One other stat that is not normally calculated is the z-score; this is simply the residual divided by the standard-deviation at each point and helps to determine how well the data set fits into the existing data sets. The z-score of each point is averaged to provide a mean z-score for the patch being compared.
The results are shown in Table 2 and, in general, agree with the metadata’s stated accuracy assessment. The FVA is in the 5 cm range (quoted at 4 cm) and the CVA (using RMSESEM since we have lots of points) is in the 8 cm range. The bad part is that the data is biased– based on bare earth – by close to 5 cm in this area (Figure 2). So, while the data meet the specs quite easily, it would not be good to use the data to compare to the other data (Figure 2). A z-score of -2.1 would further indicate that the data is statistically different (lower in this case) at the 95% confidence level. [table id=4 /]

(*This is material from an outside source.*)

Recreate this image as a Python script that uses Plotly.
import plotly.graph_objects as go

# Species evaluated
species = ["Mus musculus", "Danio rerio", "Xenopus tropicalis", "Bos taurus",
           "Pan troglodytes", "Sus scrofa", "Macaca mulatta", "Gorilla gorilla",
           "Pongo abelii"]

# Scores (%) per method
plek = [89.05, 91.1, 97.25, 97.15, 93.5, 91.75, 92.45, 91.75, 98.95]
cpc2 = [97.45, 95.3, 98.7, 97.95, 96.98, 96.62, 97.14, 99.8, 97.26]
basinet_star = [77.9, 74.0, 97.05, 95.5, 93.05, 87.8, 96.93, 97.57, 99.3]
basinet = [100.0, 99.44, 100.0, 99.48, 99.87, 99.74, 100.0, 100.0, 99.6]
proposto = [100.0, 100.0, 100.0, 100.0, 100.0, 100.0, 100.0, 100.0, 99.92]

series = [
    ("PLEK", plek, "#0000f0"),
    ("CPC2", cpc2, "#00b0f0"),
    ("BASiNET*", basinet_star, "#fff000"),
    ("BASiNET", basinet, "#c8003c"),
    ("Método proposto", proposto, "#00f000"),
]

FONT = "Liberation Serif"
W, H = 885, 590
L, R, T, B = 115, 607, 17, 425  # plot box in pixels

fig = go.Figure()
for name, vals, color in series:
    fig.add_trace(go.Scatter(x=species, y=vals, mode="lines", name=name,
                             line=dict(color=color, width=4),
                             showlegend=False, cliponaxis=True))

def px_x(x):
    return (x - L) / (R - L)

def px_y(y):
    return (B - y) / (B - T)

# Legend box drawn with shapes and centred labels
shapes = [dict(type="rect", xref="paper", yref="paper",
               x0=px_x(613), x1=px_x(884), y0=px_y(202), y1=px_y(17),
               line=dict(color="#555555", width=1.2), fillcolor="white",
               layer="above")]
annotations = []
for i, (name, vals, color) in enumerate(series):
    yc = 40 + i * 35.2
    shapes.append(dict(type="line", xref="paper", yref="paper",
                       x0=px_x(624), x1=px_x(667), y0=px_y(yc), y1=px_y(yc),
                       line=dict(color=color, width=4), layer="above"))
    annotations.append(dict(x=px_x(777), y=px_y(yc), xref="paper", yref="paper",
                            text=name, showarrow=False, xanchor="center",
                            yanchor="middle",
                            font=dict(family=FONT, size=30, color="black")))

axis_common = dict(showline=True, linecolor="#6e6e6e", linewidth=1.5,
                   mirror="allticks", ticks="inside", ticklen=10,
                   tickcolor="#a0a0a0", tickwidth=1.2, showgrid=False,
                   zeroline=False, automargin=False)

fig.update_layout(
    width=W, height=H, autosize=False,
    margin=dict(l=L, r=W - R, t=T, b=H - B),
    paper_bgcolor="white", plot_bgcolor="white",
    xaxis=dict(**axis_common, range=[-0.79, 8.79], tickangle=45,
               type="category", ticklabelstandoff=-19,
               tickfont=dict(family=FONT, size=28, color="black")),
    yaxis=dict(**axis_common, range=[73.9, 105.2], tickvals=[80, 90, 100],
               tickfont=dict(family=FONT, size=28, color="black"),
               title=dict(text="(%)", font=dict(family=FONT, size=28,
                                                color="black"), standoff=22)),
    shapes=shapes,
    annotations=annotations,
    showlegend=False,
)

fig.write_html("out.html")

Some finer points can also be taken from all this info. It suggests that the marsh was probably denser or taller than when flown in the past – as noted by the difference in bias between the other two land covers and the marsh. The large difference between the Post-Sandy and Control data in low vegetation suggests that point classification routines can have large effects on outcomes. The z-score for the bare earth is more worrisome and I would be careful in using the data in this are to compute a volume (see Beach Volume Blog). If I were using these data just at this study area (micro scale) I would, however, feel confident in adjusting (global shift) the data upwards. The same analysis can also be done on a macro scale – at which point, one could create a spatial RMSESEM layer to better assess any large scale patterns.

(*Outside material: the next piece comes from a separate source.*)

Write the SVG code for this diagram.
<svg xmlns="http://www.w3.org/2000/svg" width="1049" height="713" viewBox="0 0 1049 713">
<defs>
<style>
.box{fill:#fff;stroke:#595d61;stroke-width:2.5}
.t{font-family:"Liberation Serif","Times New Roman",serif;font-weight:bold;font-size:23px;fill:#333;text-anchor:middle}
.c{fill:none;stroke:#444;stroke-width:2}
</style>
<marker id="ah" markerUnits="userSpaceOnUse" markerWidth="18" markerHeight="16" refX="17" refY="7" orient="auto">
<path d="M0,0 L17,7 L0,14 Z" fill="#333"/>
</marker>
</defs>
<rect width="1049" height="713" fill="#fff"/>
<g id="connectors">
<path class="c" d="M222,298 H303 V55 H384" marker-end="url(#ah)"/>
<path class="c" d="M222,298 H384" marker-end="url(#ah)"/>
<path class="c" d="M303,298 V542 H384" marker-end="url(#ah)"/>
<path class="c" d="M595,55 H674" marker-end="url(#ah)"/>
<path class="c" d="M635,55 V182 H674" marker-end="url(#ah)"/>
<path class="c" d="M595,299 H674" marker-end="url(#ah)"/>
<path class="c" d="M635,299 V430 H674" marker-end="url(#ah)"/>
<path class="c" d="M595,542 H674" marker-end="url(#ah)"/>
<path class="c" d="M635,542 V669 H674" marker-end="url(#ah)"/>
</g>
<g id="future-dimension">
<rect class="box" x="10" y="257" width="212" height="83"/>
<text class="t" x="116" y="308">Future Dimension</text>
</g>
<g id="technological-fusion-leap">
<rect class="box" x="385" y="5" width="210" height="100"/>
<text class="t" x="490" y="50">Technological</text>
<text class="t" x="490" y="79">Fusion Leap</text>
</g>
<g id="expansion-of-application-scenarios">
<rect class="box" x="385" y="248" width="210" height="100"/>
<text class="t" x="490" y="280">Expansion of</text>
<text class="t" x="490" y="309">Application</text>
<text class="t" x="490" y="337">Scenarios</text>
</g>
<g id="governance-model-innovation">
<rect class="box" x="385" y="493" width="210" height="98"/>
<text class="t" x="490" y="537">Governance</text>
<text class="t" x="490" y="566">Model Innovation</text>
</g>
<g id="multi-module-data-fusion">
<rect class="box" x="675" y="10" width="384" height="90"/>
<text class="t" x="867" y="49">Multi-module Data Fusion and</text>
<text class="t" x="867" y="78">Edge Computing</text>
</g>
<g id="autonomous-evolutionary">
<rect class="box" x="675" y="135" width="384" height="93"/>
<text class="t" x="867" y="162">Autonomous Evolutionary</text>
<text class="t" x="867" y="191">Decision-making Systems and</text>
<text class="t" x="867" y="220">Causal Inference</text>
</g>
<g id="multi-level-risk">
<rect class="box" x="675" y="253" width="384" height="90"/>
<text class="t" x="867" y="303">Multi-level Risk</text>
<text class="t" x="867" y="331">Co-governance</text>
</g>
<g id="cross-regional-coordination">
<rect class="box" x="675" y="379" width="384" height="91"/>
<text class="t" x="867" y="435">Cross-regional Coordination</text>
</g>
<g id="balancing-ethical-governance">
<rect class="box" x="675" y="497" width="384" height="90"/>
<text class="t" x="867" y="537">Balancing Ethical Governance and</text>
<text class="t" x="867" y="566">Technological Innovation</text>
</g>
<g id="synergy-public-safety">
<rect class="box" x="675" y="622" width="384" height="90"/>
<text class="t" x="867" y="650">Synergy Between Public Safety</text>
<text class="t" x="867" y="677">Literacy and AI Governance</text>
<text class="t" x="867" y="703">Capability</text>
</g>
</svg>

The negative and positive bias within a couple hundred yards leads to another practical aspect and that is the idea that lidar data in coastal or other areas can be biased upwards or downwards, and that when looking at uncertainty of flooding it should be calculated on both sides of the ‘inundation’ line (e.g., chance of not flooded but shown as flooded is as real a possibility as flooded but not mapped as flooded).